Friday, August 04, 2006

Cuba on alert as Bush calls for democracy on the island

Yahoo! News
Cuba on alert as Bush calls for democracy on the island

by Patrick LescotThu Aug 3, 10:35 PM ET


Cuba is on heightened alert, wary of a possible invasion by US-based Cuban exiles, as US President George W. Bush called on islanders to push for democracy with strongman Fidel Castro sidelined by surgery.

While Fidel and his younger brother Raul have yet to appear in public since the elder Castro handed power to his sibling Monday, Bush said the United States was ready to help Cuba's transition to democracy.

"I urge the Cuban people to work for democratic change on the island," Bush said in his first statement since Fidel temporarily relinquished power to Raul while he recovers from surgery.

"We will support you in your effort to build a transitional government in Cuba committed to democracy, and we will take note of those, in the current Cuban regime, who obstruct your desire for a free Cuba," Bush said.

The US State Department earlier lashed out at the "imposition" of Raul Castro as interim president replacing the 79-year-old Fidel.

There was no immediate reaction from the Cuban government, but panelists on a government news show panned Bush's call.

The director of the Juventud Rebelde (Rebel Youth) newspaper said that Bush had delivered "tin pot rhetoric" and "hollow blathering," while legislator Randy Alonso dismissed Bush's statement as "the epitome of delirium and dry inebriation."

While the island has largely been calm since the late Monday handover announcement, tension began to rise Thursday with announcements in the official media of "combat alerts" and reservists being called to military to duty.

"The means of combat are ready to defend us," announced the front page of the official newspaper Granma.

The news media, fully controlled by the government, called on Cubans to face "the threats of the empire and the terrorist mafia." The former refers to the United States, and the latter to the US-based Cuban exile community.

Calls from Cuban exiles in Florida for a popular uprising against the Communist regime have only exacerbated the sense of alert.

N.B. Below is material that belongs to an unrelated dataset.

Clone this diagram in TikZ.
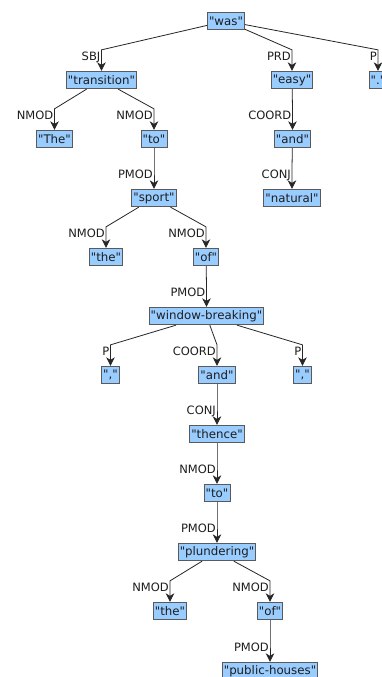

One group of Miami-based Cuban exiles is ready to defy a 44-year-old US embargo and is organizing a flotilla to sail to Cuba.

"We will do it when we reach the right moment," Ramon Saul Sanchez, leader of the Democracy Movement, told AFP. Sanchez said the group has three ships as well as fishing boats, and are trying to obtain a cargo ship to sail to the island when "the regime begins to crack."

In Havana, Juan Jose Rabilero, the national coordinator of the Committee to Defend the Revolution, called on teams of party loyalists to "prevent illegal departures" of people trying to flee the island by sea.

The committees, neighborhood units that gather more than seven million people, were "called to defend the motherland," he said.

The atmosphere of tension is also fueled by Raul Castro's failure to make a public appearance. To fill the void, the Granma newspaper re-ran a July 1 statement by Raul about the legitimacy of Cuba's leadership.

Cuba's enemy, Raul said in reference to the United States, "knows that the special trust the people put in the main leader of a revolutionary government is not passed on as if it were an inheritance to those who in the future may hold the country's top leadership positions.

"There is only one commander-in-chief of the Cuban Revolution, and it is the Communist Party," he was quoted as saying in the front-page story.

For many Havana residents, no news from the man now wielding Cuba's power -- who leads the government, 50,000-man armed forces and Communist Party -- was not necessarily good news.

Regime watchers are not surprised by Raul taking his time, but the uncertainty helped fuel speculation over whether Cuba might move toward some kind of transition, stay the same, or even see the government take a harder line.

On the street, many people said they were not that familiar with Raul, who was seen as a hardliner early in the Communist regime but is now said to admire China's embrace of communism and capitalism. He led pragmatic reforms such as opening up to tourism.

Fidel Castro, who turns 80 on August 13, has been heard from only in a statement attributed to him late Tuesday, saying he was in "good spirits." He was last seen in public July 26.